WRITTEN INSTRUCTION -> Pictures don't belong in the copy; print all the records exactly.

RECORDS FOR THIS EXERCISE ->

:::

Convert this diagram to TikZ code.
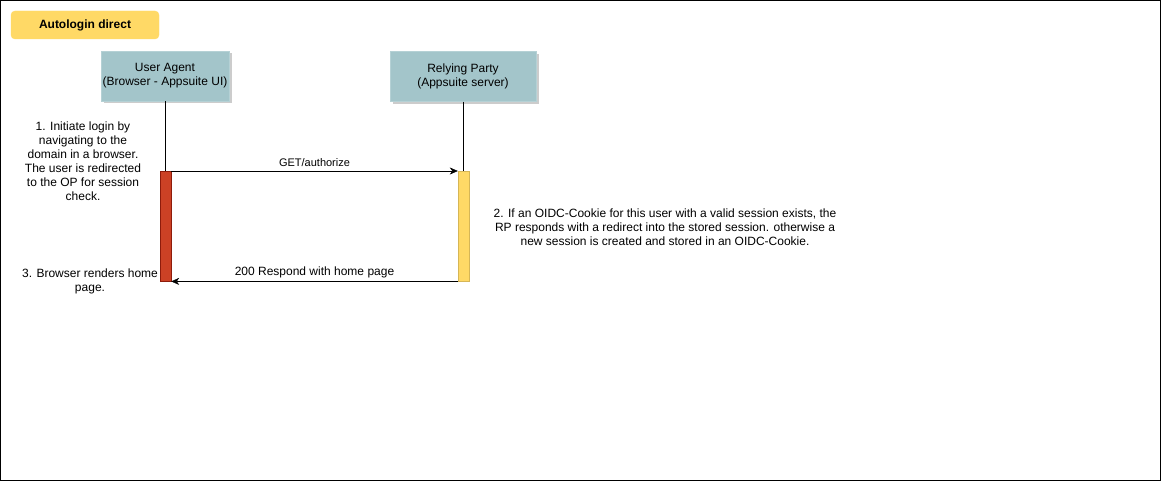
\documentclass[tikz,border=0pt]{standalone}
\usepackage{fontspec}
\setmainfont{Liberation Sans}
\usetikzlibrary{arrows.meta,shadows}
\definecolor{partyfill}{HTML}{A3C5CA}
\definecolor{titlefill}{HTML}{FFD966}
\definecolor{redfill}{HTML}{CC4125}
\definecolor{reddraw}{HTML}{8E1B0B}
\definecolor{yellowdraw}{HTML}{D6B656}
\tikzset{
  titlebox/.style={fill=titlefill, draw=titlefill, rounded corners=4pt,
    minimum width=148pt, minimum height=28pt,
    font=\fontsize{12}{14}\selectfont\bfseries},
  party/.style={fill=partyfill, draw=partyfill!80!white, align=center,
    minimum height=50pt, inner sep=0pt,
    drop shadow={shadow xshift=2.5pt, shadow yshift=-2.5pt, fill=black!20, opacity=1}},
  actbar/.style={draw, minimum width=11pt, minimum height=110pt,
    inner sep=0pt, anchor=north},
  msg/.style={-{Stealth[length=8pt,width=7pt,inset=2.5pt]}},
  note/.style={align=center}
}

\begin{document}
\begin{tikzpicture}[x=1pt,y=-1pt,font=\fontsize{12}{14}\selectfont]
    \useasboundingbox (0,0) rectangle (1161,481);
    % frame
    \draw (0.5,0.5) rectangle (1160,480);

    % title
    \node[titlebox] (title) at (85,25) {Autologin direct};

    % participants
    \node[party, minimum width=128pt] (ua) at (165,76) {User Agent\\(Browser - Appsuite UI)};
    \node[party, minimum width=146pt] (rp) at (463,76.5) {Relying Party\\(Appsuite server)};

    % activation bars
    \node[actbar, fill=redfill, draw=reddraw] (uaact) at (165.5,171) {};
    \node[actbar, fill=titlefill, draw=yellowdraw] (rpact) at (463.5,171) {};

    % lifelines
    \draw (ua.south -| uaact.north) -- (uaact.north);
    \draw (rp.south -| rpact.north) -- (rpact.north);

    % messages
    \draw[msg] (uaact.north east) -- node[above=1pt, font=\fontsize{11}{13}\selectfont] {GET/authorize} (rpact.north west);
    \draw[msg] (rpact.south west) -- node[above] {200 Respond with home page} (uaact.south east);

    % notes
    \node[note] (step1) at (83,161) {1. Initiate login by\\navigating to the\\domain in a browser.\\The user is redirected\\to the OP for session\\check.};
    \node[note] (step2) at (665,227) {2. If an OIDC-Cookie for this user with a valid session exists, the\\RP responds with a redirect into the stored session. otherwise a\\new session is created and stored in an OIDC-Cookie.};
    \node[note] (step3) at (90,281) {3. Browser renders home\\page.};
\end{tikzpicture}
\end{document}
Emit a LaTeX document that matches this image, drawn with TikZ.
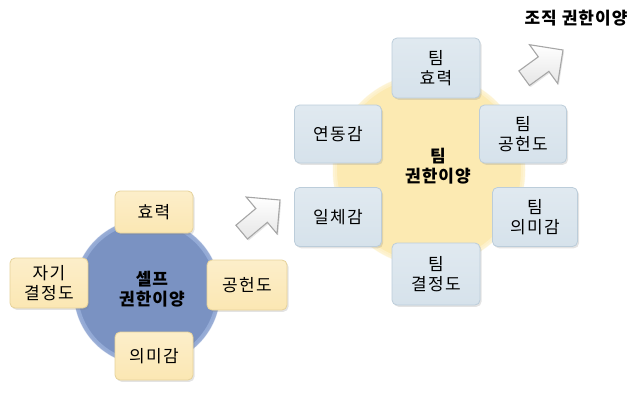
\documentclass[tikz,border=0pt]{standalone}
\usepackage{fontspec}
\setmainfont{Noto Sans CJK KR}
\usetikzlibrary{shadows}
\definecolor{ybox}{HTML}{FBE7B3}
\definecolor{yboxd}{HTML}{E6D29A}
\definecolor{bbox}{HTML}{D6E2EB}
\definecolor{bboxd}{HTML}{BCCDDA}
\definecolor{cb1}{HTML}{7A92C2}
\definecolor{cb2}{HTML}{93AAD6}
\definecolor{cb3}{HTML}{B8C8E8}
\definecolor{cy1}{HTML}{FCEAB2}
\definecolor{cy2}{HTML}{FDF0C8}
\definecolor{cy3}{HTML}{FEF7E2}
\tikzset{
  txt/.style={font=\fontsize{17}{20}\selectfont\addfontfeatures{LetterSpace=8}, align=center, text=black},
  btxt/.style={font=\fontsize{17}{20}\selectfont\bfseries\addfontfeatures{LetterSpace=6}, align=center, text=black},
  boxbase/.style={txt, rounded corners=5pt, line width=0.8pt, inner sep=0pt,
    drop shadow={opacity=0.22, shadow xshift=1.5pt, shadow yshift=-1.8pt}},
  ybx/.style={boxbase, draw=yboxd, top color=ybox!70!white, bottom color=ybox},
  bbx/.style={boxbase, draw=bboxd, top color=bbox!75!white, bottom color=bbox},
  hub/.style={circle, inner sep=0pt},
  bigarrow/.style={draw=black!35, line width=1.1pt, top color=white, bottom color=black!10, line join=miter,
    drop shadow={opacity=0.2, shadow xshift=1.2pt, shadow yshift=-1.5pt}},
}
\begin{document}
\begin{tikzpicture}[x=1pt,y=-1pt]
\useasboundingbox (0,0) rectangle (637,404);
% left hub
\node[hub, minimum size=146pt, fill=cb1] (lc) at (147,292) {};
\draw[cb3, line width=3pt, opacity=0.5] (lc.center) circle[radius=72pt];
\draw[cb2, line width=2pt] (lc.center) circle[radius=70pt];
\node[btxt] (lct) at (152,289) {셀프\\권한이양};
\node[ybx, minimum width=78pt, minimum height=42pt] (l1) at (154,212) {효력};
\node[ybx, minimum width=78pt, minimum height=50pt] (l2) at (49,283) {자기\\결정도};
\node[ybx, minimum width=80pt, minimum height=50pt] (l3) at (247,285) {공헌도};
\node[ybx, minimum width=78pt, minimum height=48pt] (l4) at (154,356) {의미감};
% right hub
\node[hub, minimum size=192pt, fill=cy1] (rc) at (429,170) {};
\draw[cy3, line width=3pt, opacity=0.7] (rc.center) circle[radius=95pt];
\draw[cy2, line width=2pt] (rc.center) circle[radius=93pt];
\node[btxt] (rct) at (438,166) {팀\\권한이양};
\node[bbx, minimum width=88pt, minimum height=60pt] (r1) at (436,68) {팀\\효력};
\node[bbx, minimum width=87pt, minimum height=58pt] (r2) at (338,134) {연동감};
\node[bbx, minimum width=87pt, minimum height=58pt] (r3) at (523,134) {팀\\공헌도};
\node[bbx, minimum width=87pt, minimum height=59pt] (r4) at (338,217) {일체감};
\node[bbx, minimum width=85pt, minimum height=59pt] (r5) at (535,217) {팀\\의미감};
\node[bbx, minimum width=88pt, minimum height=62pt] (r6) at (436,274) {팀\\결정도};
% arrows
\coordinate (a1) at (280,200);
\coordinate (a2) at (563,50);
\begin{scope}[shift={(a1)}, x=1pt, y=1pt, rotate=40]
  \path[bigarrow] (0,0) -- (-24,24) -- (-24,9) -- (-50,9) -- (-50,-9) -- (-24,-9) -- (-24,-24) -- cycle;
\end{scope}
\begin{scope}[shift={(a2)}, x=1pt, y=1pt, rotate=36]
  \path[bigarrow] (0,0) -- (-24,24) -- (-24,9) -- (-48,9) -- (-48,-9) -- (-24,-9) -- (-24,-24) -- cycle;
\end{scope}
\node[btxt] (org) at (576,18) {조직 권한이양};
\end{tikzpicture}
\end{document}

:::

RESPONSE TO THE EXERCISE ->
Convert this diagram to TikZ code.
\documentclass[tikz,border=0pt]{standalone}
\usepackage{fontspec}
\setmainfont{Liberation Sans}
\usetikzlibrary{arrows.meta,shadows}
\definecolor{partyfill}{HTML}{A3C5CA}
\definecolor{titlefill}{HTML}{FFD966}
\definecolor{redfill}{HTML}{CC4125}
\definecolor{reddraw}{HTML}{8E1B0B}
\definecolor{yellowdraw}{HTML}{D6B656}
\tikzset{
  titlebox/.style={fill=titlefill, draw=titlefill, rounded corners=4pt,
    minimum width=148pt, minimum height=28pt,
    font=\fontsize{12}{14}\selectfont\bfseries},
  party/.style={fill=partyfill, draw=partyfill!80!white, align=center,
    minimum height=50pt, inner sep=0pt,
    drop shadow={shadow xshift=2.5pt, shadow yshift=-2.5pt, fill=black!20, opacity=1}},
  actbar/.style={draw, minimum width=11pt, minimum height=110pt,
    inner sep=0pt, anchor=north},
  msg/.style={-{Stealth[length=8pt,width=7pt,inset=2.5pt]}},
  note/.style={align=center}
}

\begin{document}
\begin{tikzpicture}[x=1pt,y=-1pt,font=\fontsize{12}{14}\selectfont]
    \useasboundingbox (0,0) rectangle (1161,481);
    % frame
    \draw (0.5,0.5) rectangle (1160,480);

    % title
    \node[titlebox] (title) at (85,25) {Autologin direct};

    % participants
    \node[party, minimum width=128pt] (ua) at (165,76) {User Agent\\(Browser - Appsuite UI)};
    \node[party, minimum width=146pt] (rp) at (463,76.5) {Relying Party\\(Appsuite server)};

    % activation bars
    \node[actbar, fill=redfill, draw=reddraw] (uaact) at (165.5,171) {};
    \node[actbar, fill=titlefill, draw=yellowdraw] (rpact) at (463.5,171) {};

    % lifelines
    \draw (ua.south -| uaact.north) -- (uaact.north);
    \draw (rp.south -| rpact.north) -- (rpact.north);

    % messages
    \draw[msg] (uaact.north east) -- node[above=1pt, font=\fontsize{11}{13}\selectfont] {GET/authorize} (rpact.north west);
    \draw[msg] (rpact.south west) -- node[above] {200 Respond with home page} (uaact.south east);

    % notes
    \node[note] (step1) at (83,161) {1. Initiate login by\\navigating to the\\domain in a browser.\\The user is redirected\\to the OP for session\\check.};
    \node[note] (step2) at (665,227) {2. If an OIDC-Cookie for this user with a valid session exists, the\\RP responds with a redirect into the stored session. otherwise a\\new session is created and stored in an OIDC-Cookie.};
    \node[note] (step3) at (90,281) {3. Browser renders home\\page.};
\end{tikzpicture}
\end{document}
Emit a LaTeX document that matches this image, drawn with TikZ.
\documentclass[tikz,border=0pt]{standalone}
\usepackage{fontspec}
\setmainfont{Noto Sans CJK KR}
\usetikzlibrary{shadows}
\definecolor{ybox}{HTML}{FBE7B3}
\definecolor{yboxd}{HTML}{E6D29A}
\definecolor{bbox}{HTML}{D6E2EB}
\definecolor{bboxd}{HTML}{BCCDDA}
\definecolor{cb1}{HTML}{7A92C2}
\definecolor{cb2}{HTML}{93AAD6}
\definecolor{cb3}{HTML}{B8C8E8}
\definecolor{cy1}{HTML}{FCEAB2}
\definecolor{cy2}{HTML}{FDF0C8}
\definecolor{cy3}{HTML}{FEF7E2}
\tikzset{
  txt/.style={font=\fontsize{17}{20}\selectfont\addfontfeatures{LetterSpace=8}, align=center, text=black},
  btxt/.style={font=\fontsize{17}{20}\selectfont\bfseries\addfontfeatures{LetterSpace=6}, align=center, text=black},
  boxbase/.style={txt, rounded corners=5pt, line width=0.8pt, inner sep=0pt,
    drop shadow={opacity=0.22, shadow xshift=1.5pt, shadow yshift=-1.8pt}},
  ybx/.style={boxbase, draw=yboxd, top color=ybox!70!white, bottom color=ybox},
  bbx/.style={boxbase, draw=bboxd, top color=bbox!75!white, bottom color=bbox},
  hub/.style={circle, inner sep=0pt},
  bigarrow/.style={draw=black!35, line width=1.1pt, top color=white, bottom color=black!10, line join=miter,
    drop shadow={opacity=0.2, shadow xshift=1.2pt, shadow yshift=-1.5pt}},
}
\begin{document}
\begin{tikzpicture}[x=1pt,y=-1pt]
\useasboundingbox (0,0) rectangle (637,404);
% left hub
\node[hub, minimum size=146pt, fill=cb1] (lc) at (147,292) {};
\draw[cb3, line width=3pt, opacity=0.5] (lc.center) circle[radius=72pt];
\draw[cb2, line width=2pt] (lc.center) circle[radius=70pt];
\node[btxt] (lct) at (152,289) {셀프\\권한이양};
\node[ybx, minimum width=78pt, minimum height=42pt] (l1) at (154,212) {효력};
\node[ybx, minimum width=78pt, minimum height=50pt] (l2) at (49,283) {자기\\결정도};
\node[ybx, minimum width=80pt, minimum height=50pt] (l3) at (247,285) {공헌도};
\node[ybx, minimum width=78pt, minimum height=48pt] (l4) at (154,356) {의미감};
% right hub
\node[hub, minimum size=192pt, fill=cy1] (rc) at (429,170) {};
\draw[cy3, line width=3pt, opacity=0.7] (rc.center) circle[radius=95pt];
\draw[cy2, line width=2pt] (rc.center) circle[radius=93pt];
\node[btxt] (rct) at (438,166) {팀\\권한이양};
\node[bbx, minimum width=88pt, minimum height=60pt] (r1) at (436,68) {팀\\효력};
\node[bbx, minimum width=87pt, minimum height=58pt] (r2) at (338,134) {연동감};
\node[bbx, minimum width=87pt, minimum height=58pt] (r3) at (523,134) {팀\\공헌도};
\node[bbx, minimum width=87pt, minimum height=59pt] (r4) at (338,217) {일체감};
\node[bbx, minimum width=85pt, minimum height=59pt] (r5) at (535,217) {팀\\의미감};
\node[bbx, minimum width=88pt, minimum height=62pt] (r6) at (436,274) {팀\\결정도};
% arrows
\coordinate (a1) at (280,200);
\coordinate (a2) at (563,50);
\begin{scope}[shift={(a1)}, x=1pt, y=1pt, rotate=40]
  \path[bigarrow] (0,0) -- (-24,24) -- (-24,9) -- (-50,9) -- (-50,-9) -- (-24,-9) -- (-24,-24) -- cycle;
\end{scope}
\begin{scope}[shift={(a2)}, x=1pt, y=1pt, rotate=36]
  \path[bigarrow] (0,0) -- (-24,24) -- (-24,9) -- (-48,9) -- (-48,-9) -- (-24,-9) -- (-24,-24) -- cycle;
\end{scope}
\node[btxt] (org) at (576,18) {조직 권한이양};
\end{tikzpicture}
\end{document}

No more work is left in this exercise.